Baseline Results for Selected Nonlinear System Identification Benchmarks
Max D. Champneys, Gerben I. Beintema, Roland Tóth, Maarten Schoukens, Timothy J. Rogers
TL;DR
The study addresses the need for objective baseline comparisons in nonlinear system identification (NLSI) by evaluating ten baseline methods spanning LTI State-Space, AR/ARX/NARX variants, GP/NARX, and recurrent networks on five public benchmarks (Silverbox, EMPS, Wiener–Hammerstein, cascaded tanks, and CED) under simulation. Baselines are tested on unseen data using RMSE as the primary metric, with careful data handling (training/validation/test splits) and cross-validated lag or order settings; results are contrasted with selected state-of-the-art (SOTA) methods.

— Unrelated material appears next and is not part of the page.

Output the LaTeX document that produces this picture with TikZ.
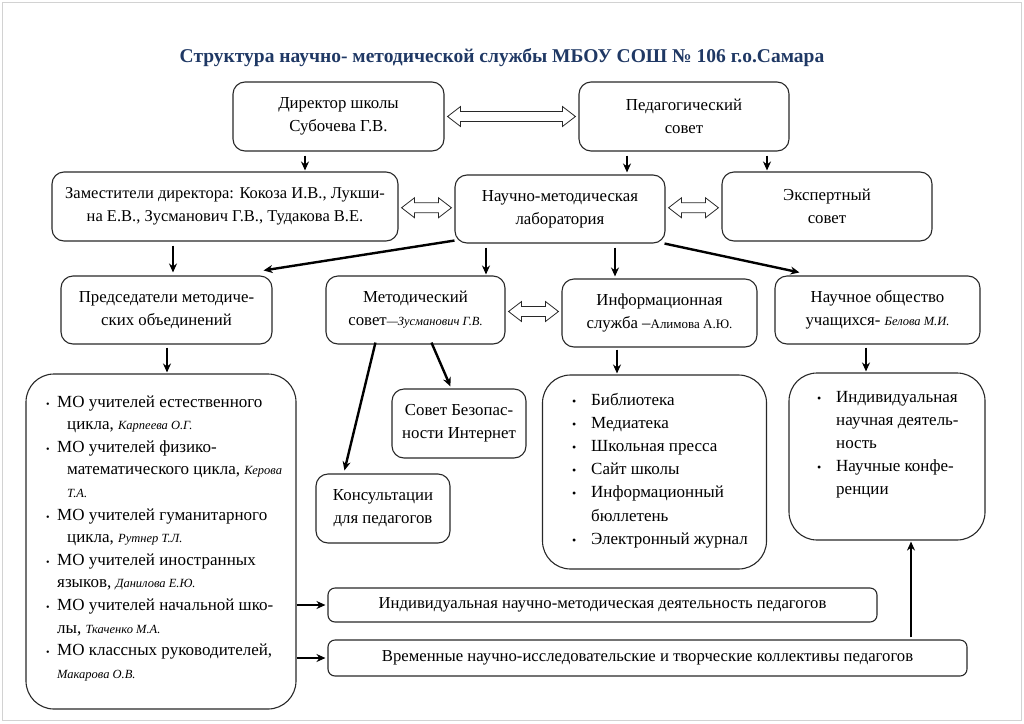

Findings indicate that nonlinear baselines often outperform linear counterparts, though SOTA methods can still dominate in certain benchmarks (notably pNARX and GP NARX in some cases), while EMPS remains particularly challenging. The work emphasizes the necessity of reporting baselines to enable fair comparisons and proposes baselines as a practical starting point for future NLSI developments, especially to balance physical insight and data-driven learning.
Abstract
Nonlinear system identification remains an important open challenge across research and academia. Large numbers of novel approaches are seen published each year, each presenting improvements or extensions to existing methods. It is natural, therefore, to consider how one might choose between these competing models. Benchmark datasets provide one clear way to approach this question. However, to make meaningful inference based on benchmark performance it is important to understand how well a new method performs comparatively to results available with well-established methods. This paper presents a set of ten baseline techniques and their relative performances on five popular benchmarks. The aim of this contribution is to stimulate thought and discussion regarding objective comparison of identification methodologies.